As circunstâncias
O Roberto - a quem chamávamos Robertão - partia do princípio de que todo homem e suas atitudes deveriam ser analisadas a partir das circunstâncias. Nada de novo nisso dada a saturação desse ponto de vista nas mãos de vários pensadores. Entretanto, o Roberto insistia em que de nada vale uma teoria se não a utilizarmos na prática.
Assim, para ele deveríamos sempre partir das circunstâncias que cercaram uma ocorrência para buscar a verdade no acontecimento. Se argumentávamos que sob esse ponto de vista o agente de uma ocorrência não poderia ser responsabilizado por ela o Roberto dizia que mesmo a responsabilidade ficava sob júdice, isso é na dependência das circunstâncias.
A conversa sempre descambava para os lados da liberdade ndividual, coisa na qual o Roberto não acreditava porque o homem sempre agiria em acordo com circunstâncias que o levariam a tomar decisões apropriadas ou não ao momento. A liberdade existiria na escolha da decisão a tomar, sempre precedida pela circunstância.

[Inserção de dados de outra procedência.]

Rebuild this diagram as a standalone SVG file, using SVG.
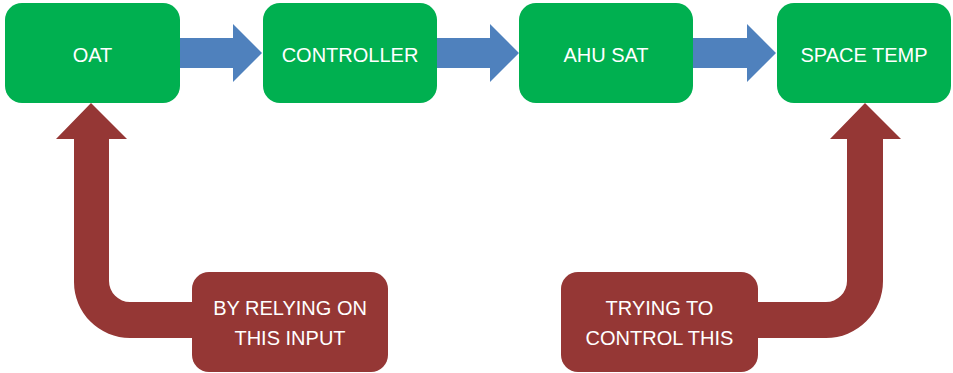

Obviamente, nunca se chegava a um acordo de modo que após dez rodadas de chope, não havendo solução, pedía-se a décima primeira para o aclaramento das idéias.
Verdade que o bom Roberto viveu num mundo bem diferente do atual. Não chegou ele a conhecer a internet, nem fazer uso de celulares. O máximo tipo de controle sobre os cidadãos estaria no sonho do Grande Irmão do Orwell. Naquela época seria inimaginável que mesmo primeiros mandatários de países pudessem ser investigados por meios eletrônicos.
Ontem me vi diante de um caso no qual talvez se aplique o modo de pensar do Roberto. Um rapaz voltava de uma festa e errou o andar de seu apartamento no prédio em que morava. Obviamente estava bêbado. Tocou a campainha, forçou a porta e nada. Foi à portaria, retornou ao andar, insistiu até que o proprietário abriu a porta. Então o rapaz entrou no apartamento e recebeu tiros do propritário, um ex-policial aposentado, vindo a falecer.
Eis aí um caso no qual um homem teria reagido segundo a circunstância da invasão de seu domicílio. Para o Roberto inexistiria livre-arbítrio na ação. Foram os dois, assassino e o rapaz morto, vítimas de uma circunstância para a qual não restaria outra solução.
Na internet a notícia é acompanhada de opiniões dos internautas. Quase todos dizem que o ex-policial não teria outra alternativa ao ver sua casa invadida por um estranho em plena madrugada. Apenas um dos internautas fala sobre o fato do ex-policial ter aberto a porta após ver o rapaz através do olho-mágico. Outros destacam que nesses tempos de violência a reação do policial foi normal.
Pelo que me lembrei de um rapaz que, certa feita, praticamente invadiu o meu apartamento. Encolerizado, acusava-me ele de ter surrupiado o pneu velho que usava na garagem para evitar a colisão do carro com a parede. Aliás, não teria sido aquele o primeiro pneu que eu surrupiara. Assim, convertido em ladrão de pneus velhos, vi-me numa situação difícil. Obviamente, nenhum argumento faria sentido ao rapaz tão certo estava do que dizia. Acabei colocando-o para fora na base da gritaria e alguns empurrões. Mas, até hoje me pergunto no que teria dado aquela situação caso eu tivesse um revólver. O rapaz estava dentro da minha casa, assustando a família e completamente ensandecido. Vai saber.
Mas, afinal, as circunstâncias encerram o assunto?